You’ve put yourself out there, gone to the girls’ nights and the Bible studies, and you are still struggling to make a friendship connection. You are giving your best and women aren’t reciprocating the efforts. This friendship thing can be so tricky!
As a classic initiator, I deeply feel the pain of someone not reciprocating my efforts. I have had many budding friendships meet their end when friends reschedule over and over, stop responding to texts, or just disappear. You may also have heard this disappearing act as “ghosting.”
In her book Give It a Rest, friendship coach Danielle Bayard Jackson talks about the damaging effects of our cutoff culture:
Cut-off culture refers to the increasingly accepted practice of completely ending communication with someone without warning or explanation. . . .
. . . We choose to ghost other women when we decide that moving forward would be too hard.
Silent treatment is, in my experience, the most common response in friendships when things have stalled. Many of us are left to wonder: Was I not worthy of her time? Was I not an interesting enough person to invest in? Friendship ghosting has made me doubt my worth many times. There is also the potential for new friendships to stall due to an unexpected conflict early in the friendship. Instead of addressing the issue, the stonewalling lasts a few months until the conflict has been “forgotten,” or it ends a friendship altogether. Being “cut-off ” is more painful than a difficult conversation would have been. This sort of ghosting has made me second-guess all my friendships (Does she really like me, or will she disappear without any explanation too?).
I had my first real friendship ghosting situation in my mid-twenties. Sure, I had already experienced plenty of mutual partings due to “growing apart.” But in this new friendship, a relationship I thought was healthy and fine did a complete 180- degree turn. My friend kept putting off my invitations to hang out, then ignored my calls, and finally sent me a text saying, “Wish you the best.” I had done something that hurt her feelings through a misunderstood text message, but her refusal to talk through things and reconcile was just as painful. I had enjoyed this friendship so much and invested a lot of time, and I still really liked this girl despite her callous behavior.
The friendship was clearly over, but without an actual, clear conversation, the vague conclusion was difficult to process. I spent many nights crying into my pillow. I called the friend to ask if we could please speak in person, but it wasn’t until many months later when I ran into her at a party that we had an opportunity to talk. We apologized for how we handled the situation and walked away with some peace. We respected what our friendship had been and would have genuine friendliness when we ran across each other in the future, but it was unlikely we would reestablish a friendship.
This may seem like a sad ending to the story, but I discovered that ultimately it was a rich opportunity to see God’s reconciliation at work. I was prayerful in this time, asking God to give me humility to hear where I fell short and to help me forgive my friend’s mistakes. I trusted God to work in both of our hearts even though we weren’t talking. I walked away from our last conversation with so much peace and praise, despite the outcome, because I knew God was part of it all. I had done my best to respect myself and my friend and honor God through the experience.

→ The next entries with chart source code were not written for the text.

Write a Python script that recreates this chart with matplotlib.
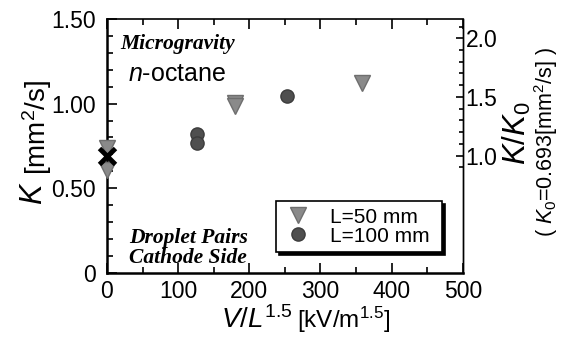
import numpy as np
import matplotlib
matplotlib.use('Agg')
import matplotlib.pyplot as plt
from matplotlib.ticker import MultipleLocator, FixedLocator

plt.rcParams['font.family'] = ['Liberation Sans', 'DejaVu Sans']
plt.rcParams['mathtext.fontset'] = 'custom'
plt.rcParams['mathtext.rm'] = 'Liberation Sans'
plt.rcParams['mathtext.it'] = 'Liberation Sans:italic'

# data
L50_x = [0, 0, 180, 180, 358]
L50_y = [0.74, 0.61, 1.005, 0.985, 1.12]
L100_x = [126, 126, 253]
L100_y = [0.82, 0.77, 1.045]
K0 = 0.693
x_ticks = [0, 100, 200, 300, 400, 500]
y_ticks = [0, 0.5, 1.0, 1.5]
y_ticklabels = ['0', '0.50', '1.00', '1.50']
r_ticks = [1.0, 1.5, 2.0]
r_minor = [0.9, 1.1, 1.2, 1.3, 1.4, 1.6, 1.7, 1.8, 1.9, 2.1]

fig = plt.figure(figsize=(5.63, 3.45), dpi=100)
ax = fig.add_axes([0.190, 0.209, 0.632, 0.736])

ax.plot(L50_x, L50_y, 'v', color='#8a8a8a', mec='#6e6e6e', ms=12, mew=1,
        clip_on=False, zorder=4, label='L=50 mm')
ax.plot(L100_x, L100_y, 'o', color='#4f4f4f', mec='#3c3c3c', ms=9.5, mew=1,
        clip_on=False, zorder=4, label='L=100 mm')
ax.plot([0], [K0], 'x', color='k', ms=12, mew=3.5, clip_on=False, zorder=5)

ax.set_xlim(0, 500)
ax.set_ylim(0, 1.5)
ax.set_xticks(x_ticks)
ax.xaxis.set_minor_locator(MultipleLocator(50))
ax.set_yticks(y_ticks)
ax.set_yticklabels(y_ticklabels)
ax.yaxis.set_minor_locator(MultipleLocator(0.1))
ax.tick_params(axis='both', which='both', direction='in', labelsize=16.5)
ax.tick_params(axis='x', which='major', length=7, width=1.2, top=True, pad=5)
ax.tick_params(axis='x', which='minor', length=4, width=1.2, top=True)
ax.tick_params(axis='y', which='major', length=7, width=1.2, pad=8)
ax.tick_params(axis='y', which='minor', length=4, width=1.2)
for s in ['left', 'bottom']:
    ax.spines[s].set_linewidth(1.8)
ax.spines['top'].set_linewidth(1.2)
ax.spines['right'].set_linewidth(1.0)

# right axis K/K0
ax2 = ax.twinx()
ax2.set_ylim(0, 1.5 / K0)
ax2.yaxis.set_major_locator(FixedLocator(r_ticks))
ax2.yaxis.set_minor_locator(FixedLocator(r_minor))
ax2.set_yticklabels(['1.0', '1.5', '2.0'])
ax2.tick_params(axis='y', which='both', direction='in', labelsize=16.5, pad=2)
ax2.tick_params(axis='y', which='major', length=5, width=1.2)
ax2.tick_params(axis='y', which='minor', length=3, width=1.2)
for s in ['left', 'bottom', 'top']:
    ax2.spines[s].set_visible(False)
ax2.spines['right'].set_linewidth(1.0)

# axis labels
ax.text(0.522, -0.217, r'$V/L^{1.5}$', transform=ax.transAxes,
        ha='right', va='baseline', fontsize=20)
ax.text(0.535, -0.217, r'[kV/m$^{1.5}$]', transform=ax.transAxes,
        ha='left', va='baseline', fontsize=17.5)
ax.text(-0.183, 0.268, r'$K$', transform=ax.transAxes, rotation=90,
        rotation_mode='anchor', ha='left', va='baseline', fontsize=22)
ax.text(-0.170, 0.385, r'[mm$^2$/s]', transform=ax.transAxes, rotation=90,
        rotation_mode='anchor', ha='left', va='baseline', fontsize=20)
ax.text(1.176, 0.425, r'$K/K_0$', transform=ax.transAxes, rotation=90,
        rotation_mode='anchor', ha='left', va='baseline', fontsize=22.5)
ax.text(1.234, 0.515, r'( $K_0$=0.693[mm$^2$/s] )', transform=ax.transAxes,
        rotation=90, ha='center', va='center', fontsize=15.5)

# annotations
ax.text(0.037, 0.902, 'Microgravity', transform=ax.transAxes, ha='left',
        va='center', family='Liberation Serif', style='italic',
        weight='bold', fontsize=15.5)
ax.text(0.059, 0.783, r'$n$-octane', transform=ax.transAxes, ha='left',
        va='center', fontsize=18)
ax.text(0.228, 0.100, 'Droplet Pairs\nCathode Side', transform=ax.transAxes,
        ha='center', va='center', family='Liberation Serif', style='italic',
        weight='bold', fontsize=15.5, linespacing=1.0)

leg = ax.legend(loc='lower left', bbox_to_anchor=(0.475, 0.083, 0.466, 0.213),
                mode='expand', fontsize=15, frameon=True, fancybox=False,
                shadow={'color': 'black', 'alpha': 1}, labelspacing=0.0,
                handletextpad=0.8, borderpad=0.3, handlelength=1.5,
                borderaxespad=0)
leg.get_frame().set_edgecolor('black')
leg.get_frame().set_linewidth(1.2)
leg.get_frame().set_alpha(1)

fig.savefig('out.png', dpi=100)
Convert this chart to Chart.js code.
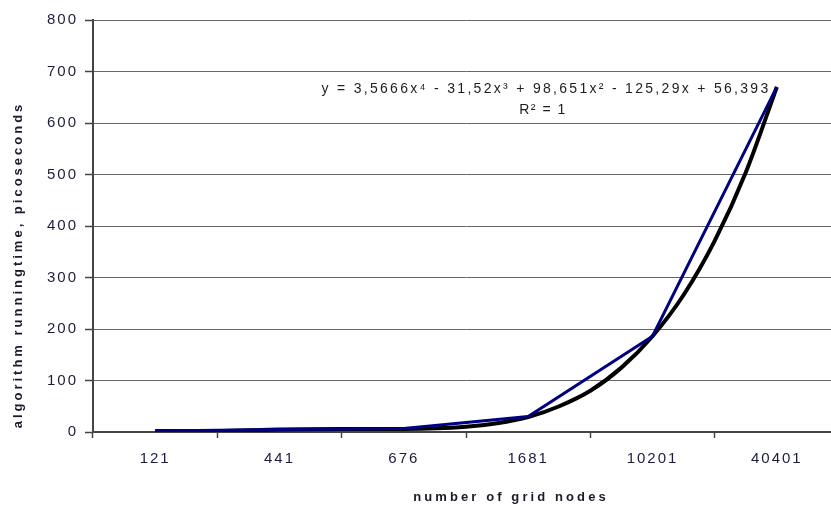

When we’re tempted to silently withdraw instead of addressing a friendship issue, here are some thoughts from God’s Word to comfort us:
If your [sister] sins against you, go and tell [her her] fault, between you and [her] alone. If [she] listens to you, you have gained your [sister].
Repay no one evil for evil, but give thought to do what is honorable in the sight of all. If possible, so far as it depends on you, live peaceably with all.
Whether you are the one backing out of a friendship or you feel that a friend has stopped putting in the effort, my best advice is to talk about it. Even if the reason for your withdrawal is as innocent as being too busy for her, sometimes communicating your level of commitment to the friendship is better than not communicating about it at all. The ghosting culture has to stop. It is unbiblical and damaging. Instead, with humility, approach your friend and do everything you can to make peace with her. At that point it is on her to respond in truth and love. If she doesn’t, she will need to work that out with God, not you. You have done everything you can, and that alone will provide you the peace to begin your friend search again.